The return of the virus could be the start of an unusually long flu season that could stretch well into the summer, the ECDC's top expert on influenza Pasi Penttinen told Reuters.
"If we start to lift all measures, the big concern I have for influenza is that, because we have had such a long time of almost no circulation in the European population, maybe we will shift away from normal seasonal patterns," he said.
He said dismantling restrictive measures in the spring could prolong the circulation of flu far beyond the normal end of the European season in May.
A "twindemic" could put excessive pressure on already overstretched health systems, the ECDC said in its report.
In France, three regions - including the Paris region - are facing a flu epidemic, according to data published by the French health ministry last week. Others are in a pre-epidemic phase.
This season, France has so far recorded 72 serious cases of flu, with six deaths.
Further complicating matters, the dominant flu strain circulating this year appears so far to be the H3 of the A virus, which usually causes the most severe cases among the elderly.
Penttinen said it was too early to make a final assessment of flu vaccines because a larger number of ill patients was needed for real-world analyses.

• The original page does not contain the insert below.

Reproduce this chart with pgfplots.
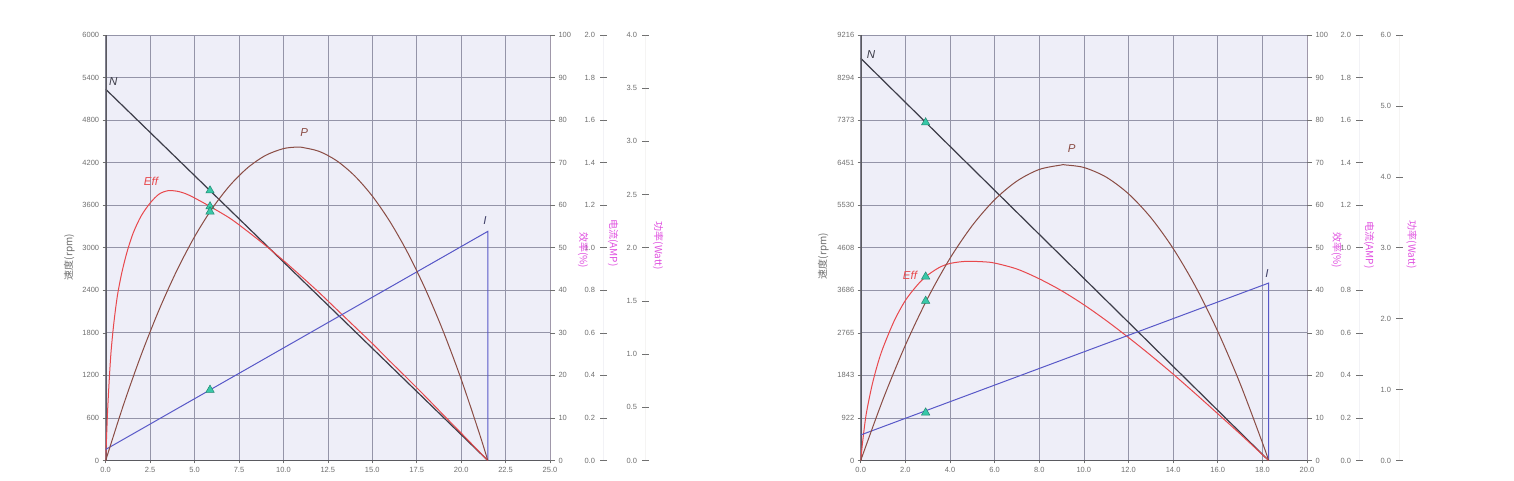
\documentclass[border=0pt]{standalone}
\usepackage{pgfplots}
\pgfplotsset{compat=1.18}
\usepackage{fontspec}
\setmainfont{Liberation Sans}
\newfontfamily\cjk{Noto Sans CJK SC}
\definecolor{bgc}{HTML}{EEEEF8}
\definecolor{gridc}{HTML}{9494A8}
\definecolor{axisc}{HTML}{5A5A60}
\definecolor{tickc}{HTML}{707070}
\definecolor{nc}{HTML}{3C3C48}
\definecolor{pc}{HTML}{8A4C44}
\definecolor{effc}{HTML}{E8484C}
\definecolor{ic}{HTML}{5858C8}
\definecolor{ilab}{HTML}{404068}
\definecolor{mkf}{HTML}{38C8A8}
\definecolor{mkd}{HTML}{208870}
\definecolor{pinkax}{HTML}{F4B8B8}
\definecolor{ax2c}{HTML}{9A9AB8}
\definecolor{ax3c}{HTML}{B0ACA4}
\definecolor{magc}{HTML}{E050E0}
\tikzset{lab/.style={font=\itshape\fontsize{11.5}{12}\selectfont},
  alab/.style={font=\cjk\fontsize{10}{11}\selectfont}}
\pgfplotsset{
  base/.style={scale only axis, height=425.5pt, anchor=south west, xmin=0, ymin=0,
    axis line style={draw=none},
    tick label style={font=\fontsize{7.5}{8}\selectfont, text=tickc},
    /pgf/number format/assume math mode=true,
    tick style={tickc, line width=0.6pt}},
  onedec/.style={/pgf/number format/fixed, /pgf/number format/fixed zerofill, /pgf/number format/precision=1},
  mainax/.style={base, grid=major, grid style={gridc, line width=0.7pt},
    axis background/.style={fill=bgc}, tick pos=left, tick align=outside,
    major tick length=3pt, x tick label style={onedec},
    y tick label style={/pgf/number format/1000 sep={}}},
  effax/.style={base, ymax=100, ytick={0,10,...,100}, xtick=\empty,
    ytick pos=right, tick align=outside, major tick length=5pt},
  rax/.style={base, xtick=\empty, ytick pos=right, tick align=center,
    major tick length=7pt, y tick label style={onedec, anchor=east, xshift=-8pt}},
  mk/.style={only marks, mark=triangle*, mark size=4.8pt, mark options={fill=mkf, draw=mkd, line width=0.5pt}},
}
\begin{document}
\begin{tikzpicture}
\useasboundingbox[fill=white] (0,0) rectangle (1514pt,481pt);
% ================= LEFT PANEL =================
\begin{axis}[mainax, at={(105.7pt,20.5pt)}, width=444.3pt,
  xmax=25, ymax=6000, xtick={0,2.5,...,25}, ytick={0,600,...,6000}]
  \addplot[nc, line width=1.2pt] coordinates {(0,5235) (21.5,0)};
  \addplot[mk] coordinates {(5.87,3806)};
  \node[lab, nc] at (axis cs:0.42,5343) {N};
  \node[lab, pc] at (axis cs:11.17,4624) {P};
  \node[lab, effc] at (axis cs:2.55,3934) {Eff};
  \node[lab, ilab] at (axis cs:21.34,3384) {I};
  \draw[pinkax, line width=1pt] (rel axis cs:1,0) -- (rel axis cs:1,1);
  \draw[axisc, line width=1.6pt] (rel axis cs:0,1) -- (rel axis cs:0,0) -- (rel axis cs:1,0);
\end{axis}
\begin{axis}[effax, at={(105.7pt,20.5pt)}, width=444.3pt, xmax=25]
  \addplot[effc, line width=1pt, smooth] coordinates {
    (0,0) (0.1,11) (0.2,19) (0.3,25.5) (0.45,32) (0.65,38.5) (0.9,44) (1.2,49)
    (1.55,53.5) (2.0,57.5) (2.5,60.5) (3.0,62.6) (3.5,63.4) (4.0,63.3) (4.5,62.7)
    (5.0,61.7) (5.87,59.7) (7,56.9) (8,53.8) (9,50.5) (10,47.0) (11,43.3)
    (12,39.5) (13,35.5) (14,31.5) (15,27.5) (16,23.3) (17,19.2) (18,15.0)
    (19,10.7) (20,6.45) (21,2.15) (21.5,0)};
  \addplot[mk] coordinates {(5.87,59.7)};
\end{axis}
\begin{axis}[rax, at={(105.7pt,20.5pt)}, width=497.3pt, xmax=27.9822,
  ymax=2, ytick={0,0.2,...,2}]
  \draw[ax2c, line width=0.8pt] (rel axis cs:1,0) -- (rel axis cs:1,1);
  \addplot[ic, line width=1pt] coordinates {(0,0.052) (21.5,1.077) (21.5,0)};
  \addplot[mk] coordinates {(5.87,0.332)};
\end{axis}
\begin{axis}[rax, at={(105.7pt,20.5pt)}, width=539.3pt, xmax=30.3455,
  ymax=4, ytick={0,0.5,...,4}]
  \draw[ax3c, line width=0.8pt] (rel axis cs:1,0) -- (rel axis cs:1,1);
  \addplot[pc, line width=1pt, smooth] coordinates {
    (0,0) (1,0.5227) (2,0.9944) (3,1.4151) (4,1.7848) (5,2.1036) (6,2.3713)
    (7,2.588) (8,2.7538) (9,2.8685) (10,2.932) (10.75,2.9466) (11,2.945)
    (12,2.9067) (13,2.8175) (14,2.6772) (15,2.486) (16,2.2438) (17,1.9506)
    (18,1.6063) (19,1.2111) (20,0.7649) (21,0.2677) (21.5,0)};
  \addplot[mk] coordinates {(5.87,2.339)};
\end{axis}
\node[rotate=90, text=tickc, alab] at (69.3pt,224pt) {速度(rpm)};
\node[rotate=-90, text=magc, alab] at (583pt,231pt) {效率(\%)};
\node[rotate=-90, text=magc, alab] at (613pt,238pt) {电流(AMP)};
\node[rotate=-90, text=magc, alab] at (658pt,235pt) {功率(Watt)};
% ================= RIGHT PANEL =================
\begin{axis}[mainax, at={(860.7pt,20.5pt)}, width=446.3pt,
  xmax=20, ymax=9216, xtick={0,2,...,20},
  ytick={0,921.6,1843.2,2764.8,3686.4,4608,5529.6,6451.2,7372.8,8294.4,9216},
  yticklabels={0,922,1843,2765,3686,4608,5530,6451,7373,8294,9216}]
  \addplot[nc, line width=1.2pt] coordinates {(0,8711) (18.28,0)};
  \addplot[mk] coordinates {(2.91,7320)};
  \node[lab, nc] at (axis cs:0.46,8783) {N};
  \node[lab, pc] at (axis cs:9.46,6762) {P};
  \node[lab, effc] at (axis cs:2.21,4018) {Eff};
  \node[lab, ilab] at (axis cs:18.2,4039) {I};
  \draw[pinkax, line width=1pt] (rel axis cs:1,0) -- (rel axis cs:1,1);
  \draw[axisc, line width=1.6pt] (rel axis cs:0,1) -- (rel axis cs:0,0) -- (rel axis cs:1,0);
\end{axis}
\begin{axis}[effax, at={(860.7pt,20.5pt)}, width=446.3pt, xmax=20]
  \addplot[effc, line width=1pt, smooth] coordinates {
    (0,0) (0.1,5) (0.25,11) (0.5,17.5) (0.75,22.5) (1.0,26.5) (1.5,32.8)
    (2.0,37.6) (2.5,41.0) (2.91,43.2) (3.5,45.3) (4.0,46.3) (4.7,46.8) (5.5,46.7)
    (6,46.4) (7,45.0) (8,42.7) (9,39.9) (10,36.6) (11,32.9) (12,28.9) (13,24.7)
    (14,20.3) (15,15.7) (16,11.0) (17,6.26) (18,1.38) (18.28,0)};
  \addplot[mk] coordinates {(2.91,43.2)};
\end{axis}
\begin{axis}[rax, at={(860.7pt,20.5pt)}, width=498.3pt, xmax=22.330,
  ymax=2, ytick={0,0.2,...,2}]
  \draw[ax2c, line width=0.8pt] (rel axis cs:1,0) -- (rel axis cs:1,1);
  \addplot[ic, line width=1pt] coordinates {(0,0.12) (18.28,0.834) (18.28,0)};
  \addplot[mk] coordinates {(2.91,0.225)};
\end{axis}
\begin{axis}[rax, at={(860.7pt,20.5pt)}, width=538.3pt, xmax=24.122,
  ymax=6, ytick={0,1,...,6}]
  \draw[ax3c, line width=0.8pt] (rel axis cs:1,0) -- (rel axis cs:1,1);
  \addplot[pc, line width=1pt, smooth] coordinates {
    (0,0) (1,0.8623) (2,1.6248) (3,2.2875) (4,2.8504) (5,3.3135) (6,3.6767)
    (7,3.9403) (8,4.1039) (9,4.1678) (9.14,4.1686) (10,4.1318) (11,3.9961)
    (12,3.7605) (13,3.4253) (14,2.990) (15,2.4551) (16,1.8205) (17,1.0859)
    (18,0.2515) (18.28,0)};
  \addplot[mk] coordinates {(2.91,2.25)};
\end{axis}
\node[rotate=90, text=tickc, alab] at (823.3pt,225pt) {速度(rpm)};
\node[rotate=-90, text=magc, alab] at (1336.7pt,231pt) {效率(\%)};
\node[rotate=-90, text=magc, alab] at (1369pt,236pt) {电流(AMP)};
\node[rotate=-90, text=magc, alab] at (1411.7pt,236pt) {功率(Watt)};
\end{tikzpicture}
\end{document}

But lab tests show the vaccines available this year "are not going to be optimal" against H3.
That is largely because there was very little or no virus circulating when the vaccines' composition was decided last year, making it harder for vaccine makers to predict which strain would be dominant in the coming flu season.
Vaccines Europe, which represents top vaccine makers in the region, acknowledged the strain selection was made more difficult by very low flu circulation last year, but added there was not enough data yet to assess the effectiveness of this season's shots.
Flu vaccines are adapted every year to make them as effective as possible against ever-changing flu viruses. Their composition is decided six months before the flu season kicks in, based on circulation of viruses in the opposite hemisphere. That gives time for drugmakers to develop and make the shots.
Europe-wide data on flu vaccine uptake is not yet available. But national figures for France show coverage is not as broad as authorities hoped for.
The authorities there extended by one month the vaccination period to the end of February to boost inoculations. According to figures released last week, 12 million people have so far been vaccinated, about 45 per cent of the targeted population.
"There is still a large room for improvement to limit the impact of the flu epidemic," the health ministry said in a statement on Jan. 11. This year's target is to vaccinate 75 per cent of people at risk.
Vaccines Europe said the industry had supplied large numbers of flu shots, despite the strain on production facilities posed by the pandemic.